Shift-Invariant and Sampling Spaces Associated With the Fractional Fourier Transform Domain

Shift-invariant spaces play an important role in sampling theory, multiresolution analysis, and many other areas of signal and image processing. A special class of the shift-invariant spaces is the class of sampling spaces in which functions are determined by their values on a discrete set of points. One of the vital tools used in the study of sampling spaces is the Zak transform. The Zak transform is also related to the Poisson summation formula and a common thread between all these notions is the Fourier transform. In this paper, we extend some of these notions to the fractional Fourier transform (FrFT) domain. First, we introduce two definitions of the discrete fractional Fourier transform and two semi-discrete fractional convolutions associated with them.

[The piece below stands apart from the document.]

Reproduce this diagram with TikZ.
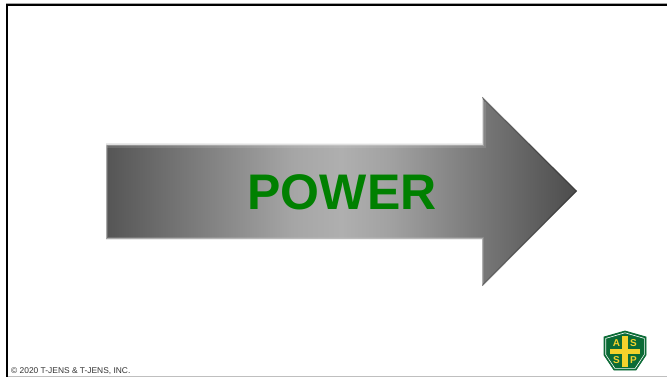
\documentclass[tikz,border=0pt]{standalone}
\usepackage{fontspec}
\setmainfont{Liberation Sans}
\definecolor{gL}{HTML}{555555}
\definecolor{gA}{HTML}{A6A6A6}
\definecolor{gC}{HTML}{AFAFAF}
\definecolor{gB}{HTML}{A2A2A2}
\definecolor{gR}{HTML}{4C4C4C}
\definecolor{powergreen}{HTML}{008000}
\definecolor{logogreen}{HTML}{0B6B36}
\definecolor{logoyellow}{HTML}{F4D22C}
\pgfdeclarehorizontalshading{arrowgrad}{100bp}{
 color(0bp)=(gL); color(25bp)=(gL); color(45bp)=(gA); color(50bp)=(gC); color(55bp)=(gB); color(75bp)=(gR); color(100bp)=(gR)}
\tikzset{
 x=1pt,y=-1pt,
 labeltext/.style={inner sep=0pt,anchor=center},
 logoletter/.style={labeltext,text=logoyellow,font=\bfseries\fontsize{10}{10}\selectfont},
}
\begin{document}
\begin{tikzpicture}
\useasboundingbox (0,0) rectangle (667,377);
\fill[white] (0,0) rectangle (667,377);
% frame
\draw[gray!70,line width=1pt] (6,3.5) -- (667,3.5);
\draw[black,line width=2.2pt] (7,377) -- (7,5) -- (667,5);
\draw[gray!50,line width=1.2pt] (8,376.2) -- (667,376.2);
% arrow
\path[shade,shading=arrowgrad] (106,144) -- (482,144) -- (482,97) -- (577,191) -- (482,286) -- (482,239) -- (106,239) -- cycle;
% soft bevel along the edges
\draw[white!88!black,line width=1.2pt,line join=round] (106,144.6) -- (482.6,144.6) -- (482.6,98);
\draw[white!88!black,opacity=.4,line width=1.2pt] (106,145.8) -- (483.8,145.8) -- (483.8,100);
\draw[white!88!black,opacity=.15,line width=1.5pt] (107,147.1) -- (485,147.1) -- (485,102);
\draw[white!75!black,opacity=.8,line width=1pt,line join=round] (106.5,144.6) -- (106.5,238.4) -- (482.5,238.4) -- (482.5,285);
\draw[white!75!black,opacity=.25,line width=1.2pt] (107.6,146) -- (107.6,237.2) -- (483.7,237.2) -- (483.7,283);
\draw[black,opacity=.22,line width=1.4pt,line join=round] (482.5,97.6) -- (576.3,191) -- (482.5,285.4);
\node[labeltext,text=powergreen,font=\bfseries\fontsize{50}{50}\selectfont] (power) at (342,192) {POWER};
\node[labeltext,anchor=west,text=black!80,font=\fontsize{8.4}{9}\selectfont] (copy) at (11,371.5) {© 2020 T-JENS \& T-JENS, INC.};
% logo
\path[fill=logogreen,draw=logogreen,line width=.8pt] (625,331) -- (646,337) -- (646,355) -- (636,370) -- (614,370) -- (604,355) -- (604,337) -- cycle;
\path[draw=white,line width=.6pt,line join=round] (625,332.8) -- (644.3,338.4) -- (644.3,354.6) -- (635.2,368.3) -- (614.8,368.3) -- (605.7,354.6) -- (605.7,338.4) -- cycle;
\fill[logoyellow] (622.2,335.5) rectangle (627.8,366.5);
\fill[logoyellow] (610,348.8) rectangle (640,354.3);
\node[logoletter] (la) at (616.5,343.5) {A};
\node[logoletter] (ls) at (633.5,343.5) {S};
\node[logoletter] (lt) at (616.5,360) {S};
\node[logoletter] (lp) at (633.5,360) {P};
\end{tikzpicture}
\end{document}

We employ these definitions to derive necessary and sufficient conditions pertaining to FrFT domain, under which integer shifts of a function form an orthogonal basis or a Riesz basis for a shift-invariant space. We also introduce the fractional Zak transform and derive two different versions of the Poisson summation formula for the FrFT. These extensions are used to obtain new results concerning sampling spaces, to derive the reproducing-kernel for the spaces of fractional band-limited signals, and to obtain a new simple proof of the sampling theorem for signals in that space. Finally, we present an application of our shift-invariant signal model which is linked with the problem of fractional delay filtering.